Other possibilities:
1. Could you get to Brussels Zaventem cheaper with any other airline?
2. There's a perfectly good airport in Antwerp itself - could you travel via London City Airport? See [broken link removed]

Good luck.


----------



## Yeager (28 Apr 2008)

Go with Aerlingus - bus drops you off from the Airport to the centre of Antwerp - they go on the hour and costs bout a tenner and <40 minutes. Leave extra time for a weekday morning though if your flying out takes longer with traffic.


----------



## bigred (28 Apr 2008)

thanks for the replies.. will go with Aer Lingus.


----------



## Brendan Burgess (15 Dec 2009)

Has anyone flown Dublin to Eindhoven with Ryanair? 

Aer Lingus is very expensive to Brussels and awkward flight times. 

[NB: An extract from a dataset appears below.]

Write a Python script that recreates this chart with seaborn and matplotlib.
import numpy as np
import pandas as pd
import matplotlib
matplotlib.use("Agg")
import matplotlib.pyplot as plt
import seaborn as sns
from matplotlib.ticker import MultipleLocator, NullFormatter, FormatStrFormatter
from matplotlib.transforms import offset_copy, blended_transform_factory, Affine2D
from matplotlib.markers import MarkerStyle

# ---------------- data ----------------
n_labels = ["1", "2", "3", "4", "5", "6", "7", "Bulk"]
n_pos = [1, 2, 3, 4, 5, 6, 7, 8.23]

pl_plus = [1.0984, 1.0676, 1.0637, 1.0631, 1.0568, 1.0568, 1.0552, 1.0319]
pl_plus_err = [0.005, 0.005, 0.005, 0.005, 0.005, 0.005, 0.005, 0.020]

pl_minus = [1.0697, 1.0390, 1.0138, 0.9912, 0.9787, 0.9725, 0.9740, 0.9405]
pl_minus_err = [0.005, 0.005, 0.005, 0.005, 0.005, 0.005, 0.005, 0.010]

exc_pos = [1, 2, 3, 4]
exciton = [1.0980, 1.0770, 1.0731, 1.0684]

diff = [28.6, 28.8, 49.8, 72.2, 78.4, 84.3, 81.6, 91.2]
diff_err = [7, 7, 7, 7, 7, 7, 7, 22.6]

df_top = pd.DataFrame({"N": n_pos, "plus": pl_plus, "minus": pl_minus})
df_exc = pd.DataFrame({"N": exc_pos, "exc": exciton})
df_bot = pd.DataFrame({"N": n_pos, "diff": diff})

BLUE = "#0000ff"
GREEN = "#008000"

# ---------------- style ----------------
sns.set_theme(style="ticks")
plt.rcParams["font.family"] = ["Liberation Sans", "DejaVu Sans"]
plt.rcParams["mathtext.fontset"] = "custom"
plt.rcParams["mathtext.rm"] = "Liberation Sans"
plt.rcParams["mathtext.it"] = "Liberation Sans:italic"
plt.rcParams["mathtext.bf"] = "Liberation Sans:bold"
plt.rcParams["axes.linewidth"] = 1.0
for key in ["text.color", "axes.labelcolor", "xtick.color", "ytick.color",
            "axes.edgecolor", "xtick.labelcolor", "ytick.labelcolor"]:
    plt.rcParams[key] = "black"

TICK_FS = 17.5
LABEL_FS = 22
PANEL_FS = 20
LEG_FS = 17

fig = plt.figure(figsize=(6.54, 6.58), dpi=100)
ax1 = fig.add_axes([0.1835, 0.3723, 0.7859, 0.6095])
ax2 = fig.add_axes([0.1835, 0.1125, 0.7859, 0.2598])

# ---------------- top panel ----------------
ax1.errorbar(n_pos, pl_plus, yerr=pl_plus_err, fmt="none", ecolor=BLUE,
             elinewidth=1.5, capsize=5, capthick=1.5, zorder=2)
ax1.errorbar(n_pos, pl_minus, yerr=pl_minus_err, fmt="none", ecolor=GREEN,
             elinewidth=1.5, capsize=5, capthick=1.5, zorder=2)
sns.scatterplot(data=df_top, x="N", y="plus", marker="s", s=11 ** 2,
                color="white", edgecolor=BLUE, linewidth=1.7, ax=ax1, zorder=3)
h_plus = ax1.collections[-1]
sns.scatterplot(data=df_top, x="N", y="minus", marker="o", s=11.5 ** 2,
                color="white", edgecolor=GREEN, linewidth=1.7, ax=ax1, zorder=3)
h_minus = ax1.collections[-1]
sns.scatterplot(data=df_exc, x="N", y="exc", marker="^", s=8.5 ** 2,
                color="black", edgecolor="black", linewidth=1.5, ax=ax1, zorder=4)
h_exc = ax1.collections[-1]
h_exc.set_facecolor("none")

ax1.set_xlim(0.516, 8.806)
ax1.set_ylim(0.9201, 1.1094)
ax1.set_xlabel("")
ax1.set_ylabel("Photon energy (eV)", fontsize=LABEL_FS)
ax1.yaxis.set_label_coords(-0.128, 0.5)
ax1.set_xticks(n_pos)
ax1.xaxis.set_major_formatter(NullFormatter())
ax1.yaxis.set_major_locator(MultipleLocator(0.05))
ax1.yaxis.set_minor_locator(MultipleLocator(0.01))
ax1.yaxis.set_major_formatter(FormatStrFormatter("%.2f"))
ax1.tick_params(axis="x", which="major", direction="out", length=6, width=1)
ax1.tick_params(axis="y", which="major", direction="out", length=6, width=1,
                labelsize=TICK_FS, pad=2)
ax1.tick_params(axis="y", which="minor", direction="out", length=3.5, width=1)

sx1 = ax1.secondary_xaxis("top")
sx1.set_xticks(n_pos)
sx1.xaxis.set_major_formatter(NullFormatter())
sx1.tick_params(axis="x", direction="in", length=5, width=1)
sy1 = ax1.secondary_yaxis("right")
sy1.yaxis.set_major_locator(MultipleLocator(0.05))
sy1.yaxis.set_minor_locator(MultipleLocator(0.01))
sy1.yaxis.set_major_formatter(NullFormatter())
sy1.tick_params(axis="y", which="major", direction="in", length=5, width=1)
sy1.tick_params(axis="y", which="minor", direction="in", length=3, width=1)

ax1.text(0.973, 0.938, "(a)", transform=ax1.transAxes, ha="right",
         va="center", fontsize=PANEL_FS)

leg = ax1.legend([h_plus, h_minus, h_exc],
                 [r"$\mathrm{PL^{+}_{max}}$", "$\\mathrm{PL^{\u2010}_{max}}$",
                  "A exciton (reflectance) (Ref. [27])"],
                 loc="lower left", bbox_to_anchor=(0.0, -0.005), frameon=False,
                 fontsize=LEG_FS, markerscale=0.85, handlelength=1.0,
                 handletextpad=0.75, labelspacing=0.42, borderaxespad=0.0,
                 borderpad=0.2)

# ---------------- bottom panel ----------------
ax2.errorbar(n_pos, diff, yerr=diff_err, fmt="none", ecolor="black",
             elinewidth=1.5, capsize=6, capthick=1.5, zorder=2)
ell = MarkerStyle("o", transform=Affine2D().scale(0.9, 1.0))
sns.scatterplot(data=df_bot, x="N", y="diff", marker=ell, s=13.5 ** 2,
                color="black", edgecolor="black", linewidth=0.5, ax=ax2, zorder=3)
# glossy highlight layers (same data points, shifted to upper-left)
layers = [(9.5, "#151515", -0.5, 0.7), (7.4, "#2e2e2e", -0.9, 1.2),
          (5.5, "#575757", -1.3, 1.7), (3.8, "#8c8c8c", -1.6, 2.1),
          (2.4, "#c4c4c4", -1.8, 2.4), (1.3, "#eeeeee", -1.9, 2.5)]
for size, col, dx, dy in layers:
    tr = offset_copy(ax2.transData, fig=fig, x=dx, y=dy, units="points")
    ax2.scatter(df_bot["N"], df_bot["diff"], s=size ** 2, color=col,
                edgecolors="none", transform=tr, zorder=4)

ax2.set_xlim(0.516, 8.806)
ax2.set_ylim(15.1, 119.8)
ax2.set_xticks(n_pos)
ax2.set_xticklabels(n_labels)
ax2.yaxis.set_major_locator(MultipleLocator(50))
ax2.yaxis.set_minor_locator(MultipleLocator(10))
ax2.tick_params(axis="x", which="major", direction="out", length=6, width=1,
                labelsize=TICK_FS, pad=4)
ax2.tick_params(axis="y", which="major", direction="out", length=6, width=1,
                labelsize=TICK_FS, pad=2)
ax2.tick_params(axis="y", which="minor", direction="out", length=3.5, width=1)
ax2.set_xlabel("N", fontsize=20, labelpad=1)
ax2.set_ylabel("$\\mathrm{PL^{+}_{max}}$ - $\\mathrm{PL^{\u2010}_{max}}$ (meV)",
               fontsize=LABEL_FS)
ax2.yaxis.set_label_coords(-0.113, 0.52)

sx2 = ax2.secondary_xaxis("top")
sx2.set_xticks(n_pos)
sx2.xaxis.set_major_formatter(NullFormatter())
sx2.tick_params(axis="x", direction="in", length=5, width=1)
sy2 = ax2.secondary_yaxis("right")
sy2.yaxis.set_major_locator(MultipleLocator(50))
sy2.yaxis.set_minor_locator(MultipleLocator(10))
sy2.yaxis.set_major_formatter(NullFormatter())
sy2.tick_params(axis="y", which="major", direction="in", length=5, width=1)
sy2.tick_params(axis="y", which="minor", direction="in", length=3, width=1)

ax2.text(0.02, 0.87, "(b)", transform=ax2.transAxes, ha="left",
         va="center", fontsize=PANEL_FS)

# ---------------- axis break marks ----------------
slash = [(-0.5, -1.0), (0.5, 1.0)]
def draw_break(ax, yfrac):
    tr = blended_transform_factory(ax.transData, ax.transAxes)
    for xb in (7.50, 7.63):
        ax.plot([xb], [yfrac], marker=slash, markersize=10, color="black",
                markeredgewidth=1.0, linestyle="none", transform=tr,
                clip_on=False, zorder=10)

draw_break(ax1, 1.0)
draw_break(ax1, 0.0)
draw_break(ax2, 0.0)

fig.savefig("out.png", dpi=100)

I am told that there are coaches and trains from Eindhoven to Antwerp.


----------



## Lou34 (15 Dec 2009)

Hi Brendan

I live in Holland  - Eindhoven to Antwerp best reached by train - you need to take the shuttle bus from the airport to Eindhoven Central station and then a train in the direction of Breda.   You get off the train at Dordrecht and then take another train to Antwerp.  this is the link for the Dutch train service [broken link removed] (in English).  Total travel time is about 1hr 58m

To check out the bus/tram/car service the link is http://journeyplanner.9292.nl/ (also in English).  If you need more info please let me know and I'll be happy to help.


----------



## Brendan Burgess (15 Dec 2009)

Lou

That is most helpful thank you. The person I am travelling with thought it was much quicker. But we are not under time pressure, so 2 hours is fine. 



Brendan


----------



## Brendan Burgess (3 Jan 2010)

Does anyone know if the Brussels to Antwerp bus is a 24 hour service as a friend is arriving in Brussels late on Sunday night.


----------



## Lou34 (4 Jan 2010)

Brendan, is he coming from Brussels Airport or the City Centre?


----------



## Lou34 (4 Jan 2010)

If coming from Brussels Airport the times are as follows:-
ANTWERP - BRUSSELS AIRPORT EXPRESS

From Brussels Airport to Antwerp

Every hour a direct coach service departs from the airport to the city centre of Antwerp. This coach service is operated every day.
The coaches leave from the back of platform B at the bus station (level 0).
The stop "De Keyserlei" (near the central station) is always served, the stop "Crowne Plaza" is only served on request.

On weekdays and Saturdays:
first departure: 5:00 a.m.
last departure: 12 midnight

On Sundays:
first departure: 7:00 a.m.
last departure: 12 midnight

Travel time: 45 minutes


----------



## Brendan Burgess (4 Jan 2010)

Great thanks


----------